*WRITTEN EXERCISE*. Repeat the listing exactly as given, omitting every image.

*DATASET SECTION*.
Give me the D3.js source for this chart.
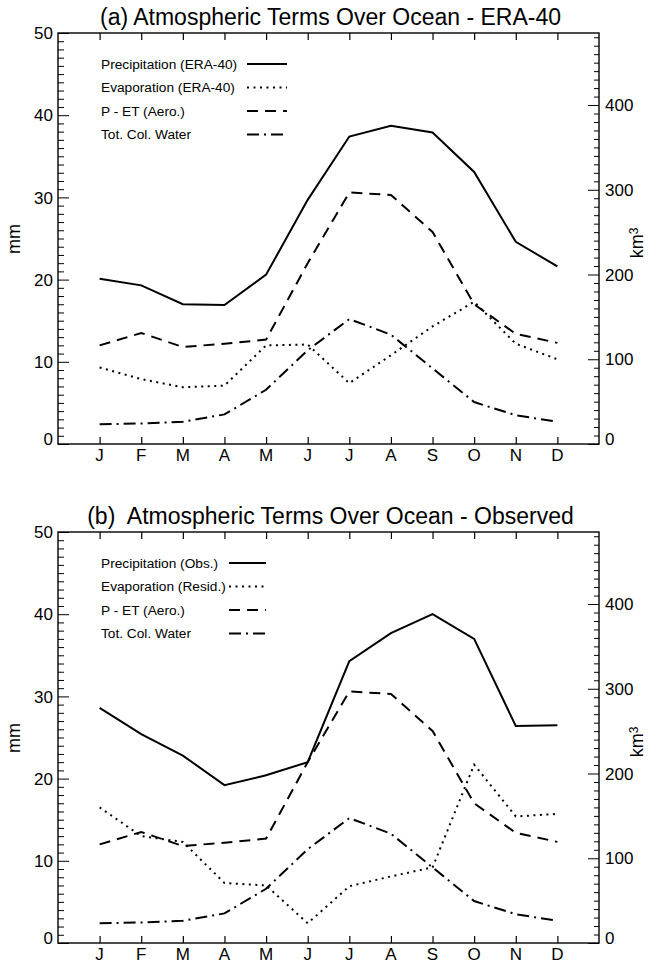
<!DOCTYPE html>
<html>
<head>
<meta charset="utf-8">
<script src="https://cdn.jsdelivr.net/npm/d3@7"></script>
<style>
  html, body { margin: 0; padding: 0; background: #fff; }
  svg text { font-family: "Liberation Sans", Arial, Helvetica, sans-serif; fill: #000; }
</style>
</head>
<body>
<svg id="chart" width="650" height="963"></svg>
<script>
// ---------------- data ----------------
const months = ["J","F","M","A","M","J","J","A","S","O","N","D"];
const precipERA  = [20.1, 19.3, 17.0, 16.9, 20.6, 29.7, 37.4, 38.7, 37.9, 33.1, 24.6, 21.6];
const evapERA    = [9.3, 7.9, 6.9, 7.1, 12.0, 12.1, 7.4, 10.8, 14.3, 17.3, 12.2, 10.3];
const pMinusET   = [12.0, 13.5, 11.8, 12.2, 12.7, 22.0, 30.6, 30.3, 25.8, 17.0, 13.4, 12.3];
const totColWater= [2.4, 2.5, 2.7, 3.6, 6.6, 11.4, 15.2, 13.3, 9.2, 5.1, 3.5, 2.7];
const precipObs  = [28.6, 25.4, 22.8, 19.2, 20.4, 22.0, 34.3, 37.7, 40.0, 37.0, 26.4, 26.5];
const evapResid  = [16.5, 13.0, 12.3, 7.3, 7.0, 2.4, 6.9, 8.1, 9.2, 21.7, 15.4, 15.7];

const leftTicks  = [0, 10, 20, 30, 40, 50];
const rightTicks = [0, 100, 200, 300, 400];
const mmDomain = [0, 50];
const km3Domain = [0, 485];

const panelA = {
  title: "(a) Atmospheric Terms Over Ocean - ERA-40",
  series: [
    {name: "Precipitation (ERA-40)", values: precipERA, style: "solid"},
    {name: "Evaporation (ERA-40)", values: evapERA, style: "dot"},
    {name: "P - ET (Aero.)", values: pMinusET, style: "dash"},
    {name: "Tot. Col. Water", values: totColWater, style: "dashdot"}
  ]
};
const panelB = {
  title: "(b)  Atmospheric Terms Over Ocean - Observed",
  series: [
    {name: "Precipitation (Obs.)", values: precipObs, style: "solid"},
    {name: "Evaporation (Resid.)", values: evapResid, style: "dot"},
    {name: "P - ET (Aero.)", values: pMinusET, style: "dash"},
    {name: "Tot. Col. Water", values: totColWater, style: "dashdot"}
  ]
};

// ---------------- layout ----------------
const svg = d3.select("#chart");
const L = 58, R = 599, H = 411;
const dashes = {solid: null, dot: "2,4.5", dash: "11,7", dashdot: "12,5,2,5"};

function drawPanel(p, top, legendX1, legendX2) {
  const bottom = top + H;
  const g = svg.append("g");
  const x = d3.scaleLinear().domain([0, 13]).range([L, R]);
  const y = d3.scaleLinear().domain(mmDomain).range([bottom, top]);
  const y2 = d3.scaleLinear().domain(km3Domain).range([bottom, top]);

  // title
  g.append("text").attr("x", (L + R) / 2 + 2).attr("y", top - 8)
    .attr("text-anchor", "middle").style("font-size", "23px")
    .style("white-space", "pre").attr("xml:space", "preserve").text(p.title);

  // left axis
  const la = g.append("g").attr("transform", `translate(${L},0)`)
    .call(d3.axisLeft(y).tickValues(d3.range(0, 51, 1)).tickSize(-6).tickFormat(""));
  la.select(".domain").remove();
  la.selectAll(".tick line").attr("stroke", "#000").attr("stroke-width", 1)
    .filter(d => d % 10 === 0).attr("x2", 11);
  leftTicks.forEach(v => {
    g.append("text").attr("x", L - 5).attr("y", y(v) - (v === 0 ? 5 : 0))
      .attr("dy", "0.36em").attr("text-anchor", "end").style("font-size", "17px").text(v);
  });

  // right axis
  const ra = g.append("g").attr("transform", `translate(${R},0)`)
    .call(d3.axisRight(y2).tickValues(d3.range(0, 481, 10)).tickSize(-5).tickFormat(""));
  ra.select(".domain").remove();
  ra.selectAll(".tick line").attr("stroke", "#000").attr("stroke-width", 1)
    .filter(d => d % 100 === 0).attr("x2", -11);
  rightTicks.forEach(v => {
    g.append("text").attr("x", R + 6).attr("y", y2(v) - (v === 0 ? 5 : 0))
      .attr("dy", "0.36em").attr("text-anchor", "start").style("font-size", "17px").text(v);
  });

  // bottom / top axes with month ticks
  const ba = g.append("g").attr("transform", `translate(0,${bottom})`)
    .call(d3.axisBottom(x).tickValues(d3.range(1, 13)).tickSize(-7).tickFormat(""));
  ba.select(".domain").remove();
  ba.selectAll(".tick line").attr("stroke", "#000").attr("stroke-width", 1.2);
  const ta = g.append("g").attr("transform", `translate(0,${top})`)
    .call(d3.axisTop(x).tickValues(d3.range(1, 13)).tickSize(-7).tickFormat(""));
  ta.select(".domain").remove();
  ta.selectAll(".tick line").attr("stroke", "#000").attr("stroke-width", 1.2);

  months.forEach((m, i) => {
    g.append("text").attr("x", x(i + 1)).attr("y", bottom + 11)
      .attr("dy", "0.36em").attr("text-anchor", "middle").style("font-size", "17px").text(m);
  });

  // frame
  g.append("rect").attr("x", L).attr("y", top).attr("width", R - L).attr("height", H)
    .attr("fill", "none").attr("stroke", "#000").attr("stroke-width", 1.4);

  // axis titles
  const midY = top + 206;
  g.append("text").attr("transform", `translate(20,${midY}) rotate(-90)`)
    .attr("text-anchor", "middle").style("font-size", "18px").text("mm");
  const kt = g.append("text").attr("transform", `translate(643,${midY + 4}) rotate(-90)`)
    .attr("text-anchor", "middle").style("font-size", "18px");
  kt.append("tspan").text("km");
  kt.append("tspan").attr("dy", "-0.45em").style("font-size", "12px").text("3");

  // series
  const line = d3.line().x((d, i) => x(i + 1)).y(d => y(d));
  p.series.forEach(s => {
    g.append("path").datum(s.values).attr("d", line)
      .attr("fill", "none").attr("stroke", "#000").attr("stroke-width", 2)
      .attr("stroke-linejoin", "miter")
      .attr("stroke-dasharray", dashes[s.style]);
  });

  // legend
  p.series.forEach((s, i) => {
    const ly = top + 31 + i * 23.5;
    g.append("text").attr("x", 101).attr("y", ly).attr("dy", "0.36em")
      .style("font-size", "13.7px").text(s.name);
    g.append("line").attr("x1", legendX1).attr("x2", legendX2).attr("y1", ly).attr("y2", ly)
      .attr("stroke", "#000").attr("stroke-width", 2)
      .attr("stroke-dasharray", dashes[s.style]);
  });
}

drawPanel(panelA, 33, 247, 287);
drawPanel(panelB, 532, 229, 266);
</script>
</body>
</html>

*SOLUTION BELOW*.
Give me the D3.js source for this chart.
<!DOCTYPE html>
<html>
<head>
<meta charset="utf-8">
<script src="https://cdn.jsdelivr.net/npm/d3@7"></script>
<style>
  html, body { margin: 0; padding: 0; background: #fff; }
  svg text { font-family: "Liberation Sans", Arial, Helvetica, sans-serif; fill: #000; }
</style>
</head>
<body>
<svg id="chart" width="650" height="963"></svg>
<script>
// ---------------- data ----------------
const months = ["J","F","M","A","M","J","J","A","S","O","N","D"];
const precipERA  = [20.1, 19.3, 17.0, 16.9, 20.6, 29.7, 37.4, 38.7, 37.9, 33.1, 24.6, 21.6];
const evapERA    = [9.3, 7.9, 6.9, 7.1, 12.0, 12.1, 7.4, 10.8, 14.3, 17.3, 12.2, 10.3];
const pMinusET   = [12.0, 13.5, 11.8, 12.2, 12.7, 22.0, 30.6, 30.3, 25.8, 17.0, 13.4, 12.3];
const totColWater= [2.4, 2.5, 2.7, 3.6, 6.6, 11.4, 15.2, 13.3, 9.2, 5.1, 3.5, 2.7];
const precipObs  = [28.6, 25.4, 22.8, 19.2, 20.4, 22.0, 34.3, 37.7, 40.0, 37.0, 26.4, 26.5];
const evapResid  = [16.5, 13.0, 12.3, 7.3, 7.0, 2.4, 6.9, 8.1, 9.2, 21.7, 15.4, 15.7];

const leftTicks  = [0, 10, 20, 30, 40, 50];
const rightTicks = [0, 100, 200, 300, 400];
const mmDomain = [0, 50];
const km3Domain = [0, 485];

const panelA = {
  title: "(a) Atmospheric Terms Over Ocean - ERA-40",
  series: [
    {name: "Precipitation (ERA-40)", values: precipERA, style: "solid"},
    {name: "Evaporation (ERA-40)", values: evapERA, style: "dot"},
    {name: "P - ET (Aero.)", values: pMinusET, style: "dash"},
    {name: "Tot. Col. Water", values: totColWater, style: "dashdot"}
  ]
};
const panelB = {
  title: "(b)  Atmospheric Terms Over Ocean - Observed",
  series: [
    {name: "Precipitation (Obs.)", values: precipObs, style: "solid"},
    {name: "Evaporation (Resid.)", values: evapResid, style: "dot"},
    {name: "P - ET (Aero.)", values: pMinusET, style: "dash"},
    {name: "Tot. Col. Water", values: totColWater, style: "dashdot"}
  ]
};

// ---------------- layout ----------------
const svg = d3.select("#chart");
const L = 58, R = 599, H = 411;
const dashes = {solid: null, dot: "2,4.5", dash: "11,7", dashdot: "12,5,2,5"};

function drawPanel(p, top, legendX1, legendX2) {
  const bottom = top + H;
  const g = svg.append("g");
  const x = d3.scaleLinear().domain([0, 13]).range([L, R]);
  const y = d3.scaleLinear().domain(mmDomain).range([bottom, top]);
  const y2 = d3.scaleLinear().domain(km3Domain).range([bottom, top]);

  // title
  g.append("text").attr("x", (L + R) / 2 + 2).attr("y", top - 8)
    .attr("text-anchor", "middle").style("font-size", "23px")
    .style("white-space", "pre").attr("xml:space", "preserve").text(p.title);

  // left axis
  const la = g.append("g").attr("transform", `translate(${L},0)`)
    .call(d3.axisLeft(y).tickValues(d3.range(0, 51, 1)).tickSize(-6).tickFormat(""));
  la.select(".domain").remove();
  la.selectAll(".tick line").attr("stroke", "#000").attr("stroke-width", 1)
    .filter(d => d % 10 === 0).attr("x2", 11);
  leftTicks.forEach(v => {
    g.append("text").attr("x", L - 5).attr("y", y(v) - (v === 0 ? 5 : 0))
      .attr("dy", "0.36em").attr("text-anchor", "end").style("font-size", "17px").text(v);
  });

  // right axis
  const ra = g.append("g").attr("transform", `translate(${R},0)`)
    .call(d3.axisRight(y2).tickValues(d3.range(0, 481, 10)).tickSize(-5).tickFormat(""));
  ra.select(".domain").remove();
  ra.selectAll(".tick line").attr("stroke", "#000").attr("stroke-width", 1)
    .filter(d => d % 100 === 0).attr("x2", -11);
  rightTicks.forEach(v => {
    g.append("text").attr("x", R + 6).attr("y", y2(v) - (v === 0 ? 5 : 0))
      .attr("dy", "0.36em").attr("text-anchor", "start").style("font-size", "17px").text(v);
  });

  // bottom / top axes with month ticks
  const ba = g.append("g").attr("transform", `translate(0,${bottom})`)
    .call(d3.axisBottom(x).tickValues(d3.range(1, 13)).tickSize(-7).tickFormat(""));
  ba.select(".domain").remove();
  ba.selectAll(".tick line").attr("stroke", "#000").attr("stroke-width", 1.2);
  const ta = g.append("g").attr("transform", `translate(0,${top})`)
    .call(d3.axisTop(x).tickValues(d3.range(1, 13)).tickSize(-7).tickFormat(""));
  ta.select(".domain").remove();
  ta.selectAll(".tick line").attr("stroke", "#000").attr("stroke-width", 1.2);

  months.forEach((m, i) => {
    g.append("text").attr("x", x(i + 1)).attr("y", bottom + 11)
      .attr("dy", "0.36em").attr("text-anchor", "middle").style("font-size", "17px").text(m);
  });

  // frame
  g.append("rect").attr("x", L).attr("y", top).attr("width", R - L).attr("height", H)
    .attr("fill", "none").attr("stroke", "#000").attr("stroke-width", 1.4);

  // axis titles
  const midY = top + 206;
  g.append("text").attr("transform", `translate(20,${midY}) rotate(-90)`)
    .attr("text-anchor", "middle").style("font-size", "18px").text("mm");
  const kt = g.append("text").attr("transform", `translate(643,${midY + 4}) rotate(-90)`)
    .attr("text-anchor", "middle").style("font-size", "18px");
  kt.append("tspan").text("km");
  kt.append("tspan").attr("dy", "-0.45em").style("font-size", "12px").text("3");

  // series
  const line = d3.line().x((d, i) => x(i + 1)).y(d => y(d));
  p.series.forEach(s => {
    g.append("path").datum(s.values).attr("d", line)
      .attr("fill", "none").attr("stroke", "#000").attr("stroke-width", 2)
      .attr("stroke-linejoin", "miter")
      .attr("stroke-dasharray", dashes[s.style]);
  });

  // legend
  p.series.forEach((s, i) => {
    const ly = top + 31 + i * 23.5;
    g.append("text").attr("x", 101).attr("y", ly).attr("dy", "0.36em")
      .style("font-size", "13.7px").text(s.name);
    g.append("line").attr("x1", legendX1).attr("x2", legendX2).attr("y1", ly).attr("y2", ly)
      .attr("stroke", "#000").attr("stroke-width", 2)
      .attr("stroke-dasharray", dashes[s.style]);
  });
}

drawPanel(panelA, 33, 247, 287);
drawPanel(panelB, 532, 229, 266);
</script>
</body>
</html>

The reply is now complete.